20 thoughts on “555 Fulton Survives Appeal And Returns To Its Design Roots”
  1. Nice ! While I was not bothered by the other incarnation, this one looks a lot better. I hope reality matches the rendering closely.

  2. Brilliant — even if only 5 floors…. It’s time. (I’ll miss the marble sculptor/ glass etcher studio there tho…)

  3. It’s better than the revised version. Still a cliche and uninteresting, but bland and inoffensive enough.

  4. Dear Stanley,
    Is that channel glass? If so hope the contractor follows your design specifications to the “T”.

  5. although not generally a fan of Stanley (at all), I am hopeful that this project will be “warmer” than most of his, and I welcome some architectural variety into the district. Hope it goes forward soon.
    And, of course, happy the planning commission squashed the nimbys

  6. channel glass. the stuff is wildly expensive. surprised stanley is using it again. the third st garage sits with half or more of its proposed glass missing due to the cost.

  7. Actually, ALL the channel glass at the UCSF parking garage was removed. Apparently some pieces broke/ blew/ fell off. At best, the idea as realized was weak. Stanley falls in love with his renderings and the buildings rarely measure up (1234 Howard being a notable exception).

  8. Everyone is a nimby, depending on the subject. SF argument: You’re nothing but a NIMBY! Oh yeah, well you’re nothing but a FASCIST! Oh yeah, well you’re a FASCIST NUMBY!
    ….
    Did you see Betty White on SNL? Yes, she was great. NIMBY! FASCIST!

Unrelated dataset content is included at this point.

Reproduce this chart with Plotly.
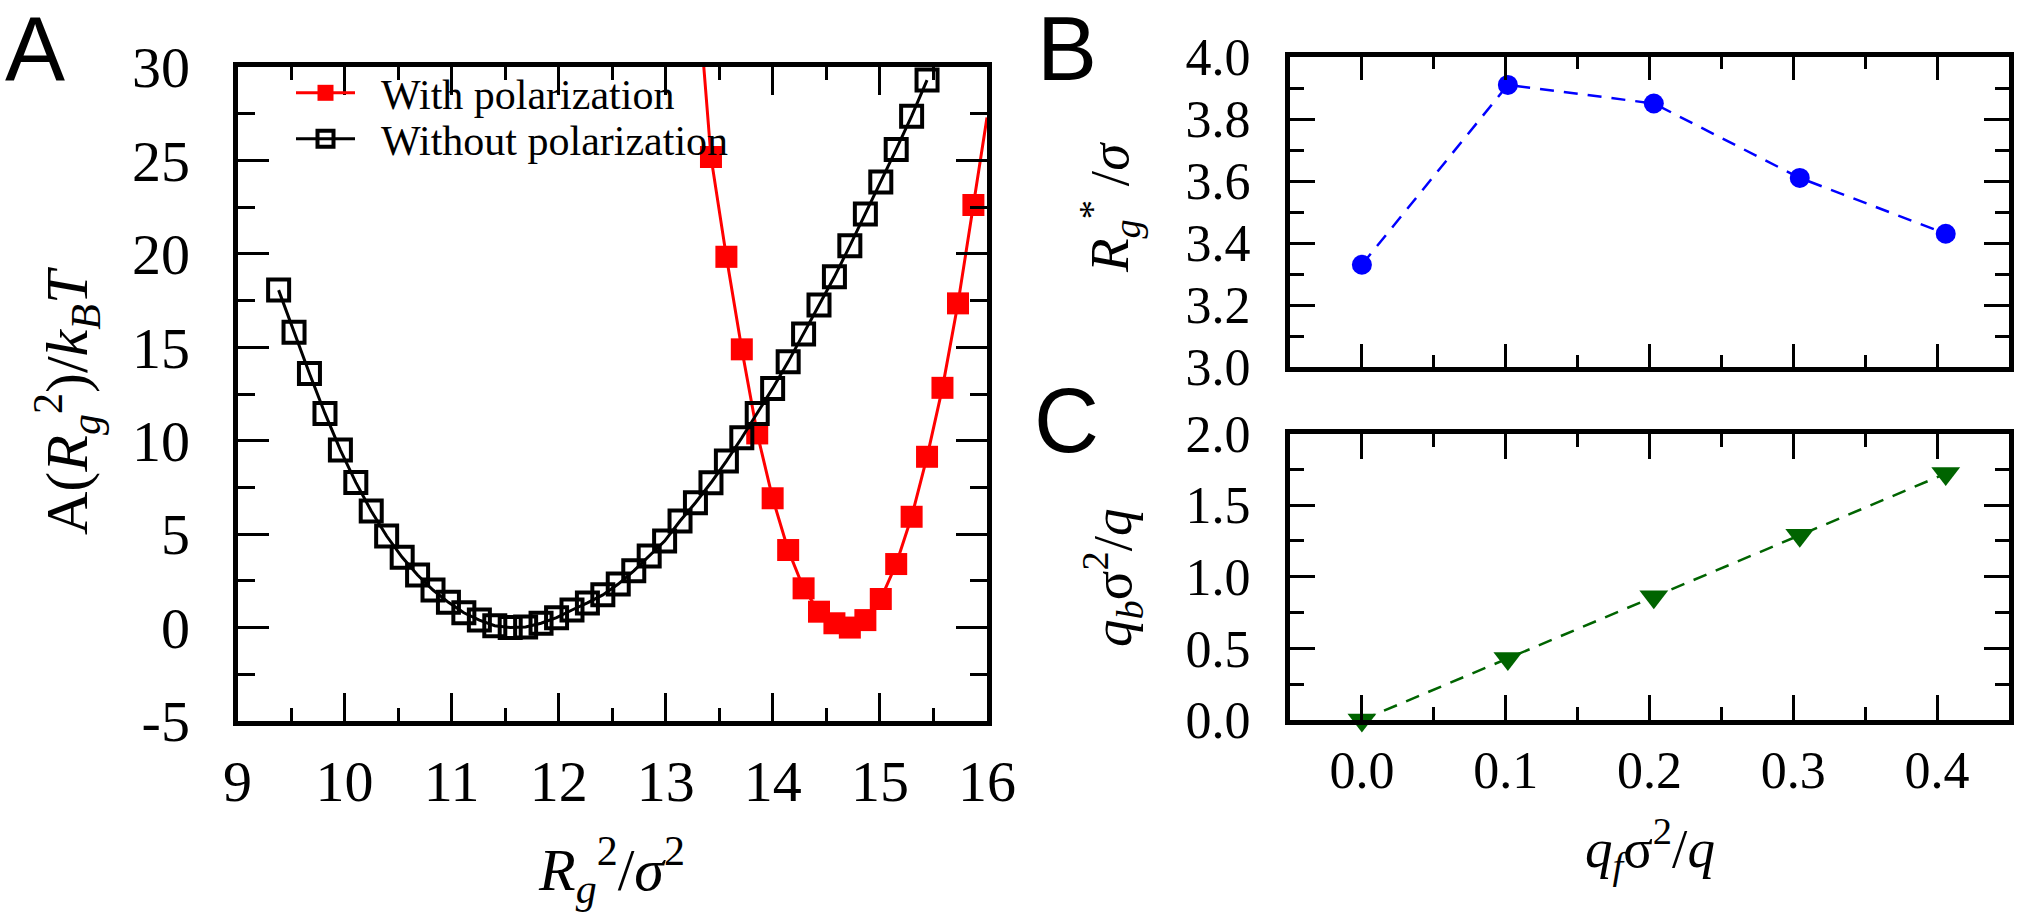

  9. OK, for no reason in particular, other than I think Socket SIte readers are such a class among themselves, a real estate reminiscence… I just have to share it.
    Yesterday my other half and I drove past a place we lived, a long time ago and saw a for-sale sign in the window. Its what was, when we lived there, Patty’s apartment, now a TIC for sale.
    But to us it will always be Patty’s apartment. She was our next door neighbor.
    We moved in the Indian summer of 1991, and our 1st Saturday on the deck was watching the Oakland Hills fire, from the 1st minutes to the last embers.
    And a few days after we were relaxing on the deck and kept hearing a thump, thump, thump coming from the deck next door. I looked over, and it was Patty, asleep in her bikini, in the kiddy pool she liked to lay in, with an empty liter plastic bottle of gin blowing in the wind against the inside lip of the pool.
    Thump, thump.
    Patty. She slung cocktails at every legendary SF nightspot in its heyday. She picked up cabbies if they were cute and a lot of other men. She LOVED men. Especially gay men. She drove a vintage black corvette. She had boobs the size of liter bottles of gin, and she loved her cat, Sterling. Though he was long gone. Her apartment was an homage to Sterling, however.
    Here’s Patty’s place, for sale as a TIC, now — at well over $800 a square foot. What a town. But if you buy it, understand you have some gi-normous bra cups to fill, and much more. This town is about the people you meet here. And if you don’t come for that, please spend your $800 a sq. ft. someplace else.
    http://sfarmls.rapmls.com/scripts/mgrqispi.dll?APPNAME=Sanfrancisco&PRGNAME=MLSPropertyDetail&ARGUMENTS=-N706347451,-N246832,-N,-A,-N23473178
    Patty spent one night on a kitchen stool till we stumbled in from the clubs at 2:30 am. There was a possum in her bedroom (not uncommon in those days on twin peaks — possums & skunks).
    We found it hiding in her stuffed toys — I kid you not. Like E.T. Just another furry face, trying to blend in.
    Have a nice weekend.

  10. What the hell does that have to do with this project?
    By the way..I’m not a huge fan of Saitowitz, but I think this one is a winner…fresh, very modern, unique.
    Let’s get it built.

  11. While I admire Stanley’s aesthetic, how many people can actually live in his type of design? If you look at the floorplan at 1234 Howard, the “2 bedroom” isn’t a 2 bedroom – unless the user of that bedroom has no need for privacy. (Office, media, dining room – that works.) I wonder if this new project will have same “open” type of interiors? (http://1234howard.com/floor_plan2.pdf)

  12. Open living exchanges one set of limitations for another. Some like it that way and others do not. Making variations available expands the market.
    Many two bedroom apartments are actually used as one bedroom and office spaces. In that context the two bedroom units at 1234 Howard are more of like modest single floor live/work spaces.

  13. I lived on this block of Birch in 1992, when it was populated by cracked-out prostitutes and discarded mattresses, the site of a robbery/murder of a taxi driver, and a four-bedroom flat went for $800.
    Obviously it’s changed. and this development is a huge improvement over the block-long wall facing Birch. I have to agree with the concerns of the planning department, though. Even though it’s pretty, it’s monotonous. There’s something about a block-long development that feels bland even with the best design. Granted, mega-development is perfectly congruent with everything on Laguna north to Post St. (the tragic Fillmore redevelopment that will probably be there forever).
    This will be great for property values on Grove, acting as the official northern border of the yuppie part of Hayes Valley.
    Wouldn’t it be more urban-feeling to have two or three separate, different residential developments on the block instead? So much of the new development here feels so LA. I’m convinced that a lot of the character of SF has to do with the original narrow lot sizes.